Spent some time shooting my buddy's AW11. He got me excited to finish my suspension up, and get this thing riding really nicely. The cantilever design is complete, and I'm ready to start prototyping final designs, and might even end up selling them as a kit afterward. There are almost no bolt-in rear suspension options for the s12 or the z31, and that's what prompts most owners to move on to move to a different chassis altogether. They do look kind of cool side-by-side though, don't they? I'll lower my s12 a couple inches once I have all the proper geometry measured out.


I have also been considering the old carb'd Ford 2.3 liter inline 4's, with my rack of Mikuni BST38ss carbs off my old GSXR750. They're GREAT carbs, and with a mediocre intake and exhaust setup, I should be able to hit an easy 150whp while having all the tuning options I could possibly want.

I'll have to write a bit about WHY I like carbs so much, since everybody I mention this to seems to think carbs are a massive step backward, in terms of power and efficiency. While EFI offers a higher ultimate threshold of tuning, carbs get me to the point where I have 90% of the same options at 1/10th of the price and complexity. Instead of having to buy a new ECU, extra o2 sensors, wiring in the knock sensor, new injectors, a new fuel pump, and several new gauges (around $2000 worth of gear)...

I get a rack of carbs ($100), a carb fuel pressure regulator (drops pressure down to 7-10psi for around $25), a vac gauge (already have one, but they're $25 for a mediocre one), a set of jets ($50 for main and idle jets, which are really all I need), and I'll spring for a wideband o2 sensor to save myself hours of time that I'd otherwise have to spend reading spark plugs.

But aside from that awesome level of control, if something goes wrong with an EFI system, I need to break out the manual, test light, and soldering iron. If something goes wrong with a rack of carbs, I can shake a stick at them menacingly and get them working again. I MAY need a can of carb cleaner and a cereal box, in a worst case scenario.

I added a sticker to it as well, which is normally something I'm completely opposed to, but couldn't resist the Darth Vader on my overly-80's-looking car.



So I suppose that's all for today. It's snowing like the sky has gone batshit insane, and we really hadn't expected it to start this early in the season, so there's wood splitting to do and plant-covering to take care of. 'till next time!
« Last Edit: 04:22:51 PM / 29-Oct-11 by drummingpariah »
Google+ me in your Cars circle,, come see my build thread then visit my website:

Quote
SchizophrenicMC: If it was mechanical, it'd have started running weeks ago
drummingpariah: if it were carbs, it would be mechanical

Offline Redneck

Re: Driven Daily s12 buildup
« Reply #68 on: 11:13:33 PM / 29-Oct-11 »
I have also been considering the old carb'd Ford 2.3 liter inline 4's, with my rack of Mikuni BST38ss carbs off my old GSXR750. They're GREAT carbs, and with a mediocre intake and exhaust setup, I should be able to hit an easy 150whp while having all the tuning options I could possibly want.

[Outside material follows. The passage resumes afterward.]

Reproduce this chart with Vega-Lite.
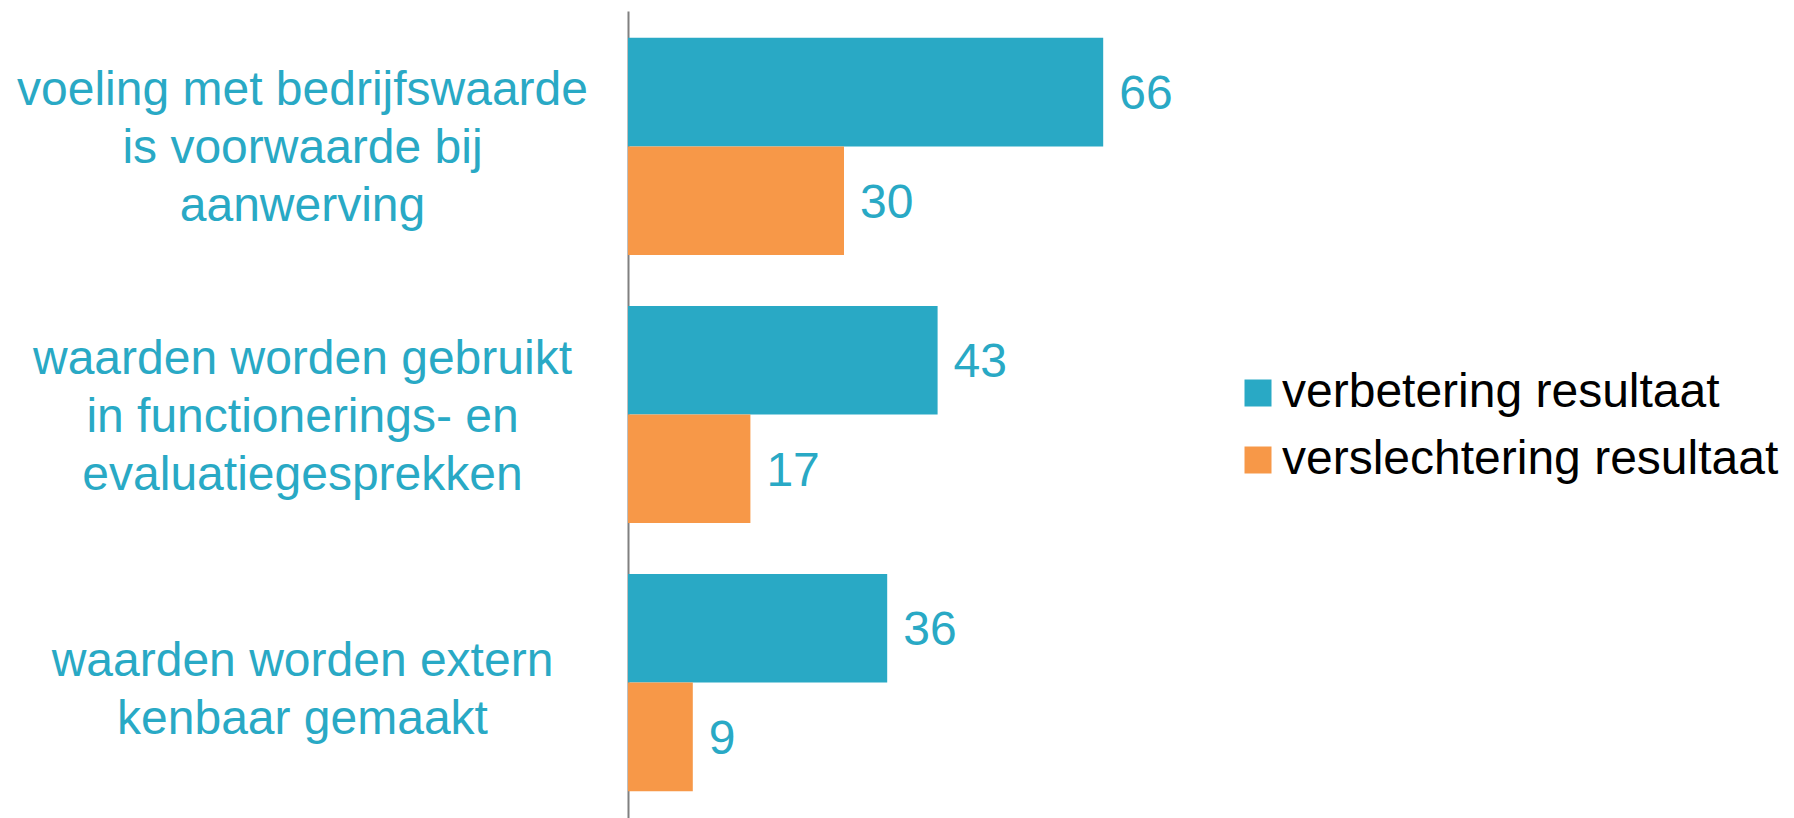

You should be able to easily hit 150 wheel hp with mediocre mods from an engine that (from what I briefly researched/found) only made 88 crank hp stock? So your basically tripling the wheel horsepower by adding some different carbs? I am kinda wondering how that works.

I'll have to write a bit about WHY I like carbs so much, since everybody I mention this to seems to think carbs are a massive step backward, in terms of power and efficiency. While EFI offers a higher ultimate threshold of tuning, carbs get me to the point where I have 90% of the same options at 1/10th of the price and complexity. Instead of having to buy a new ECU, extra o2 sensors, wiring in the knock sensor, new injectors, a new fuel pump, and several new gauges (around $2000 worth of gear)...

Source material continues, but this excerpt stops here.